Anna C. Hartshorne (1860-1957)

ハーツホン家は古いクウェイカー教徒の家柄で、父ヘンリーはペンシルヴェニア大学出身の医者でしたが、一人娘のアナの成長に伴って女子教育にも関心を持ちました。アナ・ハーツホンは父が校長を務めていたハラウンド・スクール(クウェイカーの女子のための全寮制高等学校)を出て、フィラデルフィアの美術学校で絵画を習得しました。ブリンマー大学初代学長のジェームズ・E・ローズとヘンリーとはクウェイカーとして親しく、双方の娘同志も親しかったため、アナ・ハーツホンは正規の学生ではありませんでしたが、大学にはかなり自由に出入りしていました。梅子とアナがはじめて出会ったのも、ローズ学長の娘にドイツ語を教えていたミス・チェインバリンの部屋であったということです。アナ・ハーツホンはブリンマー時代の梅子について、つぎのように述べています。「わたしがはじめてミス・ツダにあったのは、彼女がブリンマーの新入生のときであった。彼女は二十五才になったばかりで、年よりはわかく見えたが、人格が出来ており、重みもあって、他の学生よりは年上に見えた。・・・その後わたしは、ミス・ツダの学校内における人望や、研究に、特に専攻学科の生物学の研究にすばらしい成績をあげていることを耳にした」 (吉川利一著『津田梅子伝』, p176)

ブリンマー大学 Bryn Mawr College

ブリンマー大学は、クウェイカー教徒の医師であり実業家でもあったジョゼフ・W・テイラー Dr.Joseph W.Taylorの遺産をもとに創立され、1885年9月に開校式を挙げました。フィラデルフィアの北西10マイルほどにあるブリンマーという町にあり、津田梅子が留学した1889年に最初の卒業生を出している。ヴァッサー Vassar College、ウェルズレー Wellesley College、スミス Smith Collegeなどに比べて規模は小さかったのですが、クウェイカー派 Quakerに属し、極めて厳格な教育で知られました。当時の学生数は150人余だったが、教授陣には著名な学者が多く、修業年限は4年、学科には文学科、生物学科、ギリシア語科、ラテン語科などがありました。 1880年、テイラーはハヴァフォード大学 Havaford College の女性版をイメージし、クウェイカー教徒によって後援される上流階級の女性のための大学を設立するための基金を寄付しました。優れた能力を持つ教員養成を念頭に置いていたテイラーだったが、特に重視したのは、子どもの人格形成に多大な影響を及ぼす母に、また、心豊かな家庭を維持すべき妻となる女性たちに、良質の高等教育を与えたいということでした。テイラーの教育観は、19世紀前半の女子神学校(セミナリー)の教育理念を継承するもので、家庭性を重視した、キリスト教徒の女性育成を目指すものでした。 テイラーのこの意向を根底から覆したのがM・ケアリ・トマス M.Carey Thomas でした。トマスの父やその他の親族がテイラーの理事会のメンバーであった関係で、1884年に学部長のポジションを与えられた彼女は、大学の創立と形成に深く関与することになります。トマスは自らが受けたコーネル大学 Cornell University やヨーロッパの高等教育のあり方、東部のいくつかの大学の視察に基づいて、「道徳修養から学術的厳格さを重視」する方向へと転換を図ることに成功しました。トマスは、開学前の1884年から1894年までを学部長として、1894年から1922年までを学長として、ブリンマー大学初期の大学形成および教育理念の具現化に最大の影響力を及ぼしたカリスマ的教育者となりました。なお、第一代学長にはジェームズ・E・ローズ James E.Rhoads が就任し、トマスの良き協力者となりました。 トマスは、何よりもブリンマー大学をエリート大学の直系の教育機関として位置付ようとし、カリキュラムにおいても全米で最高の水準のものを女性に与えるよう努めました。女性の高等教育機関としては最初の大学院を設立したのもブリンマー大学です。
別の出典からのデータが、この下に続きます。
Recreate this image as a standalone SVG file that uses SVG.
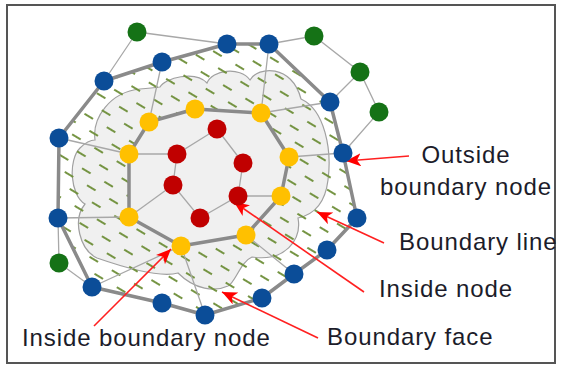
<svg xmlns="http://www.w3.org/2000/svg" width="561" height="367" viewBox="0 0 561 367">
<style>
.thick{stroke:#8a8a8a;stroke-width:3.5;fill:none;stroke-linejoin:round}
.thin{stroke:#a8a8a8;stroke-width:1.3;fill:none}
.blue{fill:#0b4d98}
.green{fill:#157216}
.yellow{fill:#ffc000}
.red{fill:#c00000}
.lbl{font-family:"Liberation Sans",Arial,sans-serif;font-size:24px;fill:#1c1c2a;letter-spacing:0.9px}
.arr{stroke:#ff2020;stroke-width:1.6;fill:none}
</style>
<defs>
<pattern id="hatch" patternUnits="userSpaceOnUse" width="26" height="24" patternTransform="rotate(31)">
<line x1="1" y1="6" x2="11" y2="6" stroke="#6f8f3a" stroke-width="1.9"/>
<line x1="14" y1="18" x2="24" y2="18" stroke="#6f8f3a" stroke-width="1.9"/>
</pattern>
<marker id="ah" markerUnits="userSpaceOnUse" markerWidth="17" markerHeight="14" refX="15" refY="6.5" orient="auto">
<path d="M0,0 L15,6.5 L0,13 L4,6.5 Z" fill="#ff0000"/>
</marker>
</defs>
<rect x="7" y="5" width="548" height="358" fill="#ffffff" stroke="#555555" stroke-width="2"/>
<g id="boundary-face">
<path d="M95,140 C92,118 110,92 140,89 Q152,88 160,87 C165,78 195,70 207,83 C212,70 240,66 250,80 C258,66 292,64 301,99 C325,110 332,150 328,180 C325,205 312,215 298,218 C302,240 285,262 252,257 C240,262 236,282 228,286 C215,292 195,290 178,273 C160,278 120,266 97,258 C80,250 72,220 85,204 C70,195 68,160 80,148 Q88,140 95,140 Z" fill="#f0f0f0" stroke="#a0a0a0" stroke-width="1.2"/>
<path d="M59,138 L104,81 L162,62 L227,44 L269,44 L330,102 L343,153 L357,218 L327,250 L294,274 L262,298 L205,315 L162,303 L92,287 L58,218 Z M149,122 L195,109 L261,113 L289,157 L281,196 L246,235 L181,246 L129,217 L129,154 Z" fill="url(#hatch)" fill-rule="evenodd"/>
</g>
<g id="connectors">
<path class="thin" d="M137,32 L104,81 M137,32 L227,44 M269,44 L314,36 L360,72 L379,112 L343,153 M360,72 L330,102 M58,218 L59,263 L92,287"/>
<path class="thin" d="M149,122 L162,62 M261,113 L269,44 M261,113 L330,102 M129,154 L59,138 M289,157 L343,153 M129,217 L58,218 M181,246 L92,287 M181,246 L205,315 M246,235 L294,274"/>
<path class="thin" d="M217,129 L243,163 L238,196 L200,218 L173,185 L177,154 Z M177,154 L129,154 M173,185 L129,217 M238,196 L281,196"/>
<path class="thick" d="M59,138 L104,81 L162,62 L227,44 L269,44 L330,102 L343,153 L357,218 L327,250 L294,274 L262,298 L205,315 L162,303 L92,287 L58,218 Z"/>
<path class="thick" d="M149,122 L195,109 L261,113 L289,157 L281,196 L246,235 L181,246 L129,217 L129,154 Z"/>
<g id="arrows">
<line class="arr" x1="409" y1="156" x2="346" y2="161" marker-end="url(#ah)"/>
<line class="arr" x1="384" y1="243" x2="317" y2="212" marker-end="url(#ah)"/>
<line class="arr" x1="364" y1="292" x2="234" y2="202" marker-end="url(#ah)"/>
<line class="arr" x1="318" y1="338" x2="222" y2="292" marker-end="url(#ah)"/>
<line class="arr" x1="94" y1="326" x2="171" y2="249" marker-end="url(#ah)"/>
</g>
</g>
<g id="outside-nodes">
<circle class="blue" cx="227" cy="44" r="9.5"/>
<circle class="blue" cx="269" cy="44" r="9.5"/>
<circle class="blue" cx="162" cy="62" r="9.5"/>
<circle class="blue" cx="104" cy="81" r="9.5"/>
<circle class="blue" cx="59" cy="138" r="9.5"/>
<circle class="blue" cx="58" cy="218" r="9.5"/>
<circle class="blue" cx="92" cy="287" r="9.5"/>
<circle class="blue" cx="162" cy="303" r="9.5"/>
<circle class="blue" cx="205" cy="315" r="9.5"/>
<circle class="blue" cx="262" cy="298" r="9.5"/>
<circle class="blue" cx="294" cy="274" r="9.5"/>
<circle class="blue" cx="327" cy="250" r="9.5"/>
<circle class="blue" cx="357" cy="218" r="9.5"/>
<circle class="blue" cx="343" cy="153" r="9.5"/>
<circle class="blue" cx="330" cy="102" r="9.5"/>
</g>
<g id="external-nodes">
<circle class="green" cx="137" cy="32" r="9.5"/>
<circle class="green" cx="314" cy="36" r="9.5"/>
<circle class="green" cx="360" cy="72" r="9.5"/>
<circle class="green" cx="379" cy="112" r="9.5"/>
<circle class="green" cx="59" cy="263" r="9.5"/>
</g>
<g id="inside-boundary-nodes">
<circle class="yellow" cx="195" cy="109" r="9.5"/>
<circle class="yellow" cx="149" cy="122" r="9.5"/>
<circle class="yellow" cx="261" cy="113" r="9.5"/>
<circle class="yellow" cx="129" cy="154" r="9.5"/>
<circle class="yellow" cx="289" cy="157" r="9.5"/>
<circle class="yellow" cx="281" cy="196" r="9.5"/>
<circle class="yellow" cx="246" cy="235" r="9.5"/>
<circle class="yellow" cx="181" cy="246" r="9.5"/>
<circle class="yellow" cx="129" cy="217" r="9.5"/>
</g>
<g id="inside-nodes">
<circle class="red" cx="217" cy="129" r="9.5"/>
<circle class="red" cx="177" cy="154" r="9.5"/>
<circle class="red" cx="243" cy="163" r="9.5"/>
<circle class="red" cx="173" cy="185" r="9.5"/>
<circle class="red" cx="238" cy="196" r="9.5"/>
<circle class="red" cx="200" cy="218" r="9.5"/>
</g>
<g id="labels">
<text class="lbl" x="466" y="163" text-anchor="middle">Outside</text>
<text class="lbl" x="466" y="195" text-anchor="middle">boundary node</text>
<text class="lbl" x="399" y="250">Boundary line</text>
<text class="lbl" x="379" y="297">Inside node</text>
<text class="lbl" x="327" y="345">Boundary face</text>
<text class="lbl" x="22" y="346">Inside boundary node</text>
</g>
</svg>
津田梅子がブリンマー大学留学時代に着用したキャップ・アンド・ガウン

津田梅子留学当時(1889年9月~1892年6月)の学部長であり第2代学長となったM・ケアリ・トマス M.Carey Thomasは、ジョンズ・ホプキンス大学Johns Hopkins University やライプチヒ大学 Universitat Leipzigをブリンマー大学のモデルとしましたが、大学の表出するイメージにも極めて敏感で、学内の建築様式はオックスフォード大学 Oxford Universityをモデルとして学問の威厳を示すことに配慮したほか、学生・教授たちが正装時に着用する帽子とガウンなどがもたらす象徴的意味にも特別な配慮を示しました。



生物学専攻と19世紀の学界潮流

津田梅子の留学期間は当初2年に限られていたため、選科生として1889年9月に入学し、専攻科目に生物学科を選びました。ブリンマー大学で1年半学んだ後、1891年2月から半年間、ニューヨーク州立オズウィゴー Oswego師範学校で教育および教授法を聴講しました。この師範学校はペスタロッチ Pestarozzi (1746-1827;スイスの教育家) の開発主義に基づく教授法で有名でした。 その後、1年間の留学延長が許可されたため、同年9月、再びブリンマーに戻り、前後2年半で生物学科の課程を修了しました。 2年目にはモーガン教授 Prof. Thomas Hunt Morgan (1866-1945)と共同で蛙の卵の発生を研究し、“Orientation of the Frogs Egg”と題する論文を著しています。この論文は〝The Quarterly Journal of Microscopical Science”Vol.35, 1894に掲載されました。 モーガンはその後コロンビア大学 Columbia University に移り、ショウジョウバエを使った染色体の研究を進め、1933年にノーベル生理学・医学賞を受賞しました。 梅子は1892(明治25)年8月、3年間の留学を終えて帰朝すると、引き続き華族女学校に勤務し、8年後の1900(明治33)年に女子英学塾を創立しました。 18世紀後半から19世紀にかけては学問の分化が進みましたが、生物学の分野では1809年にラマルク Jean Baptiste de Lamarck (1744-1829;フランスの博物学者) が『動物哲学』を著し、1859年にはダーウィン Charles Darwin (1809-1882;イギリスの博物学者) が『種の起源』を出版して注目を集めた。スペンサー Herbert Spencer (1820-1903;イギリスの哲学者) やヘッケル Ernst Heinrich Haeckel (1834-1919;ドイツの生物学者) は、ラマルクを継承して Neo-Lamarckismを提唱し、米国では特に、知名の学者がこの説を支持しました。ブリンマーのウィルソン教授 E.B.Wilson (1856-1939)もこの学派の有力な一人でした。